The 1879 discovery of the Altamira Cave paintings in Cantabria, Spain, by amateur archaeologist Marcelino Sanz de Sautuola initiated a profound and contentious chapter in the study of prehistory. Guided by his young daughter, María, who first noticed the figures on the ceiling, Sautuola encountered a stunning gallery of polychrome bison, horses, and deer. He correctly attributed this sophisticated artwork to ancient inhabitants of the region, proposing an antiquity that challenged the established scholarly consensus.

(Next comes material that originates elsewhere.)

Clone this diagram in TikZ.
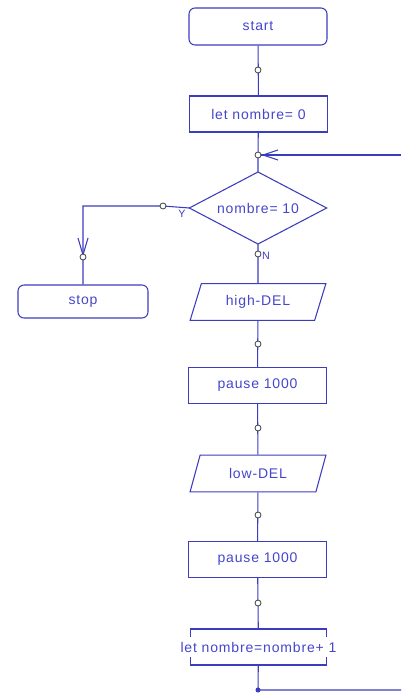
\documentclass[tikz,border=0pt]{standalone}
\usepackage{fontspec}
\setmainfont{Liberation Sans}
\usetikzlibrary{shapes.geometric}
\definecolor{fc}{RGB}{60,60,190}
\definecolor{tc}{RGB}{70,70,205}
\begin{document}
\begin{tikzpicture}[x={(0.75pt,0)},y={(0,-0.75pt)},
 every node/.style={text=tc,font=\fontsize{10.5}{12}\selectfont\addfontfeatures{LetterSpace=6}},
 base/.style={draw=fc,line width=0.8pt,inner sep=0pt},
 term/.style={base,rounded corners=4.5pt,minimum width=103.5pt,minimum height=27.75pt},
 proc/.style={base,rectangle,minimum width=103.5pt,minimum height=27pt},
 io/.style={base,trapezium,trapezium left angle=64,trapezium right angle=116,trapezium stretches=true,minimum width=102pt,minimum height=27.5pt},
 dec/.style={inner sep=0pt,outer sep=0pt,minimum width=103pt,minimum height=54pt},
 conn/.style={draw=fc,line width=0.8pt},
 dotc/.style={circle,draw=black!75,fill=white,line width=0.6pt,inner sep=0pt,minimum size=4.5pt},
 lbl/.style={text=fc,font=\fontsize{8}{9}\selectfont},
 ]
\useasboundingbox[fill=white] (0,0) rectangle (401,695);
% shapes
\node[term] (start) at (258,26.5) {start};
\node[proc] (let0) at (258.5,114) {let nombre= 0};
\node[dec] (dec) at (258,208) {nombre= 10};
\draw[conn] (dec.north) -- (dec.east) -- (dec.south) -- (dec.west) -- cycle;
\node[term,minimum width=97.5pt,minimum height=24.75pt] (stop) at (83,301.5) {stop};
\node[io] (high) at (258,302) {high-DEL};
\node[proc] (p1) at (257.5,385.5) {pause 1000};
\node[io] (low) at (258,473.5) {low-DEL};
\node[proc] (p2) at (257.5,559.5) {pause 1000};
\node[inner sep=0pt,minimum width=102pt,minimum height=27pt] (incr) at (258.5,647) {let nombre=nombre+ 1};
\draw[conn] ([shift={(-68,-10)}]incr.center) -- ++(0,-8) -- ++(136,0) -- ++(0,8);
\draw[conn] ([shift={(-68,10)}]incr.center) -- ++(0,8) -- ++(136,0) -- ++(0,-8);
% coordinates
\coordinate (j1) at (258,155);
\coordinate (r1) at (401,155);
\coordinate (j2) at (258,690);
\coordinate (r2) at (401,690);
\coordinate (yc) at (83,206);
% connectors
\draw[conn] (start) -- (let0);
\draw[conn] (let0) -- (j1) -- (dec.north);
\draw[conn] (r1) -- (j1);
\draw[conn] ([shift={(20,-5)}]j1) -- ([shift={(5,0)}]j1) -- ([shift={(20,5)}]j1);
\draw[conn] (dec.west) -- (163,206) -- (yc) -- (stop.north);
\draw[conn] (78,238) -- (83,255) -- (88,238);
\draw[conn] (dec.south) -- (high);
\draw[conn] (high) -- (p1);
\draw[conn] (p1) -- (low);
\draw[conn] (low) -- (p2);
\draw[conn] (p2) -- (incr);
\draw[conn] (incr) -- (j2) -- (r2);
% small circles
\node[dotc] (c1) at (258,70) {};
\node[dotc] (c2) at (258,155) {};
\node[dotc] (c3) at (163,206) {};
\node[dotc] (c4) at (83,257) {};
\node[dotc] (c5) at (258,254) {};
\node[dotc] (c6) at (258,344) {};
\node[dotc] (c7) at (258,428) {};
\node[dotc] (c8) at (258,515) {};
\node[dotc] (c9) at (258,603) {};
\fill[fc] (j2) circle (2.5);
% labels
\node[lbl] (ly) at (182,214) {Y};
\node[lbl] (ln) at (266,256) {N};
\end{tikzpicture}
\end{document}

However, the academic establishment met his findings with overwhelming skepticism. The vibrant condition and artistic complexity of the murals were considered far beyond the capabilities of Paleolithic peoples. Leading authorities, particularly within the French archaeological community, publicly denounced the paintings as forgeries. This rejection was not merely a dismissal of a single site but a defense of the prevailing, rigid view of prehistoric humans as primitive and artistically undeveloped. The debate centered on whether such advanced aesthetic and technical skill could have existed so deep in the past.
Vindication for Sautuola, who died before his work was fully accepted, came only at the turn of the 20th century. The unearthing of comparable prehistoric art in other caves across the Franco-Cantabrian region provided irrefutable evidence of a widespread Upper Paleolithic artistic tradition. The eventual acceptance of Altamira’s authenticity fundamentally reshaped the understanding of human cognitive and cultural evolution, forcing scholars to recognize the deep antiquity of complex symbolic expression.